## START Data extract

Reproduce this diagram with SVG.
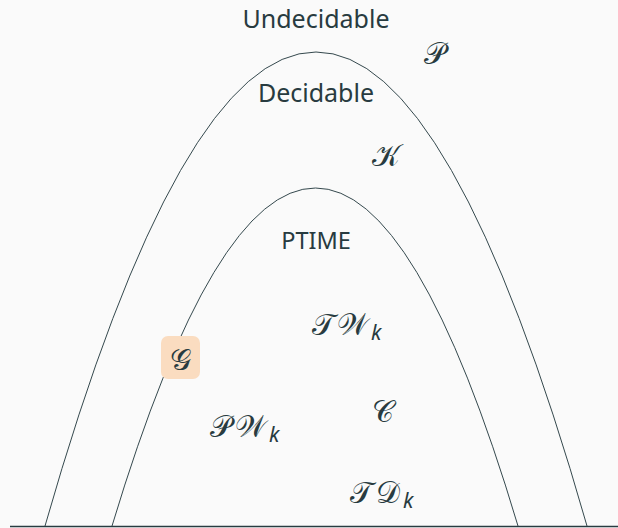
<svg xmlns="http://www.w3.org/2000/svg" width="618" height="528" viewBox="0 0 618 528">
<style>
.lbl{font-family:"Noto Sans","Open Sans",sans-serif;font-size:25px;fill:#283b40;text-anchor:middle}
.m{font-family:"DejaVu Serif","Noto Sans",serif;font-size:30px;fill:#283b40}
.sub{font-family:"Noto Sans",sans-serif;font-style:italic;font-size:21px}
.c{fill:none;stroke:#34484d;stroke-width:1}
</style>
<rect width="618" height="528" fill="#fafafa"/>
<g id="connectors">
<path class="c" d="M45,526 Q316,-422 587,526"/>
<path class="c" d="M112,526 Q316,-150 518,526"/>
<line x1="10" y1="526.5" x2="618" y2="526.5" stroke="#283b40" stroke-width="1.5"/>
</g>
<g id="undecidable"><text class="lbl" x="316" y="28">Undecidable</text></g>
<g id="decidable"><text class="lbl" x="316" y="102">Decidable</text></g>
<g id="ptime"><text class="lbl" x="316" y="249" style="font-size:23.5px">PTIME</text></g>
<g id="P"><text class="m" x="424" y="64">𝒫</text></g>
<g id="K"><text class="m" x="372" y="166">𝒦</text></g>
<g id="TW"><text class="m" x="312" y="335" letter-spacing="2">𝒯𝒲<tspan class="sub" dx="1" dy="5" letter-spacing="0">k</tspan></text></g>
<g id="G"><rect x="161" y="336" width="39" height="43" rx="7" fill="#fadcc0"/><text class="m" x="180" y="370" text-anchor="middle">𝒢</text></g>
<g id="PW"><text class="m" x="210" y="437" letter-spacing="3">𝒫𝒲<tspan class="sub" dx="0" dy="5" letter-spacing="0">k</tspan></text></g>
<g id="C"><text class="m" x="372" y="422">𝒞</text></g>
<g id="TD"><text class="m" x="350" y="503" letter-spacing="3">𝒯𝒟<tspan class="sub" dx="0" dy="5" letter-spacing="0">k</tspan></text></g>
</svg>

## END Data extract

* **Exercise task**:
Reproduce the full listing faithfully, but do not carry over any pictures.

* **Right answer**:
Reproduce this diagram with SVG.
<svg xmlns="http://www.w3.org/2000/svg" width="618" height="528" viewBox="0 0 618 528">
<style>
.lbl{font-family:"Noto Sans","Open Sans",sans-serif;font-size:25px;fill:#283b40;text-anchor:middle}
.m{font-family:"DejaVu Serif","Noto Sans",serif;font-size:30px;fill:#283b40}
.sub{font-family:"Noto Sans",sans-serif;font-style:italic;font-size:21px}
.c{fill:none;stroke:#34484d;stroke-width:1}
</style>
<rect width="618" height="528" fill="#fafafa"/>
<g id="connectors">
<path class="c" d="M45,526 Q316,-422 587,526"/>
<path class="c" d="M112,526 Q316,-150 518,526"/>
<line x1="10" y1="526.5" x2="618" y2="526.5" stroke="#283b40" stroke-width="1.5"/>
</g>
<g id="undecidable"><text class="lbl" x="316" y="28">Undecidable</text></g>
<g id="decidable"><text class="lbl" x="316" y="102">Decidable</text></g>
<g id="ptime"><text class="lbl" x="316" y="249" style="font-size:23.5px">PTIME</text></g>
<g id="P"><text class="m" x="424" y="64">𝒫</text></g>
<g id="K"><text class="m" x="372" y="166">𝒦</text></g>
<g id="TW"><text class="m" x="312" y="335" letter-spacing="2">𝒯𝒲<tspan class="sub" dx="1" dy="5" letter-spacing="0">k</tspan></text></g>
<g id="G"><rect x="161" y="336" width="39" height="43" rx="7" fill="#fadcc0"/><text class="m" x="180" y="370" text-anchor="middle">𝒢</text></g>
<g id="PW"><text class="m" x="210" y="437" letter-spacing="3">𝒫𝒲<tspan class="sub" dx="0" dy="5" letter-spacing="0">k</tspan></text></g>
<g id="C"><text class="m" x="372" y="422">𝒞</text></g>
<g id="TD"><text class="m" x="350" y="503" letter-spacing="3">𝒯𝒟<tspan class="sub" dx="0" dy="5" letter-spacing="0">k</tspan></text></g>
</svg>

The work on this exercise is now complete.